University Prepares for Possible Flu Outbreak
Tuesday, September 15, 2009
With the announcement by the World Health Organization that a global pandemic of the Novel Influenza A (H1N1) virus is under way, Saint Joseph’s has been developing plans in the event of an outbreak on campus.
Students who become ill will be encouraged to go home to recuperate, if that is feasible, according to Mary-Elaine Perry, Ed.D., assistant vice president for student life and chair of the Critical Incident Response Team. However, the University is also setting up alternative housing for sick students. The healthy roommate of an infected student may be encouraged to move to other accommodations, she added.
Masks, gloves and hand sanitizers have been distributed to residence area coordinators, the Student Health Center and the Office of Public Safety. Hand sanitizers are also being installed in campus buildings, computer labs and the library.
“We also have an extra supply of bottled water on hand,” said Perry. Any student who visits the health center with flu symptoms will leave with a bottle of water – a reminder to consume extra fluids.
In an email message to faculty and staff, the Office of Human Resources distributed the University’s protocol, which incorporates the guidelines developed by the Centers for Disease Control (CDC). Employees who are ill should immediately consult their health care provider and stay at home until they are fever-free for 24 hours without the aid of a fever-reducing medication. At the onset of symptoms, employees are advised to contact their supervisor or department head. Upon returning to work, they will be required to certify in writing that they have met the requirements of the protocol.

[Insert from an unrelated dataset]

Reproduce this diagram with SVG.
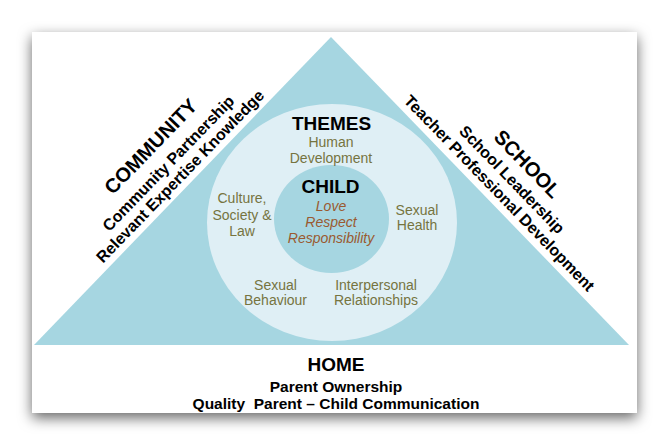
<svg xmlns="http://www.w3.org/2000/svg" width="669" height="445" viewBox="0 0 669 445">
<defs>
<filter id="sh" x="-10%" y="-10%" width="120%" height="125%">
<feDropShadow dx="0" dy="5" stdDeviation="7" flood-color="#000" flood-opacity="0.6"/>
</filter>
<style>
text{font-family:"Liberation Sans",Arial,sans-serif;text-anchor:middle}
.h{font-weight:bold;font-size:19px;fill:#000}
.hs{font-weight:bold;font-size:20px;fill:#000}
.s{font-weight:bold;font-size:16px;fill:#000}
.t{font-size:14px;fill:#76743F}
.v{font-size:14px;font-style:italic;fill:#9A5A30}
</style>
</defs>
<rect x="32" y="32" width="605" height="381" fill="#fff" filter="url(#sh)"/>
<g id="triangle"><polygon points="331,37 629,345 34,345" fill="#A6D6E1"/></g>
<g id="themes-circle"><ellipse cx="332" cy="222.5" rx="125" ry="118.5" fill="#DFEFF5"/></g>
<g id="child-circle"><ellipse cx="331.5" cy="219" rx="57.5" ry="54" fill="#A6D6E1"/></g>
<g id="connectors"></g>
<g id="community" transform="translate(182.5,191) rotate(-45.94)">
<text class="hs" x="10" y="-47">COMMUNITY</text>
<text class="s" x="10" y="-24">Community Partnership</text>
<text class="s" x="9" y="-6.5">Relevant Expertise Knowledge</text>
</g>
<g id="school" transform="translate(480,191) rotate(45.94)">
<text class="hs" x="13.6" y="-46">SCHOOL</text>
<text class="s" x="14" y="-25.4">School Leadership</text>
<text class="s" x="15" y="-7">Teacher Professional Development</text>
</g>
<g id="themes">
<text class="h" x="331.5" y="130">THEMES</text>
<text class="t" x="331" y="146.7">Human</text>
<text class="t" x="331" y="162.7">Development</text>
</g>
<g id="child">
<text class="h" x="330.5" y="193.3">CHILD</text>
<text class="v" x="331" y="211">Love</text>
<text class="v" x="331" y="226.7">Respect</text>
<text class="v" x="331" y="242.7">Responsibility</text>
</g>
<g id="culture">
<text class="t" x="242" y="203.3">Culture,</text>
<text class="t" x="242" y="220">Society &amp;</text>
<text class="t" x="242" y="236">Law</text>
</g>
<g id="sexual-health">
<text class="t" x="417" y="215">Sexual</text>
<text class="t" x="417" y="230">Health</text>
</g>
<g id="sexual-behaviour">
<text class="t" x="275.5" y="290">Sexual</text>
<text class="t" x="275.5" y="305">Behaviour</text>
</g>
<g id="interpersonal">
<text class="t" x="376" y="290">Interpersonal</text>
<text class="t" x="376" y="305">Relationships</text>
</g>
<g id="home">
<text class="h" x="336" y="370.7">HOME</text>
<text class="s" x="336" y="391.7" style="font-size:15.5px">Parent Ownership</text>
<text class="s" x="336" y="409.3" style="font-size:15.5px">Quality&#160; Parent – Child Communication</text>
</g>
</svg>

In some instances, a department head may give the employee the option of working from home.
According to the CDC, symptoms of the H1N1virus are similar to those of seasonal flu and include fever, cough, sore throat, runny or stuffy nose, body aches, headache, chills and fatigue. Some infected with the virus have also reported diarrhea and vomiting. Flu viruses are commonly spread through coughing or sneezing.
To help prevent the spread of the H1N1 virus, the CDC makes the following recommendations:
Cover your nose and mouth with a tissue when you cough or sneeze. Throw the tissue in the trash after you use it. Wash your hands often with soap and water, especially after you cough or sneeze. Alcohol-based hand cleaners are also effective. Try to avoid close contact with sick people. To stay informed, monitor the CDC website. Campus-related information for University faculty, staff, administrators and students will be posted on MySJU and sent via email.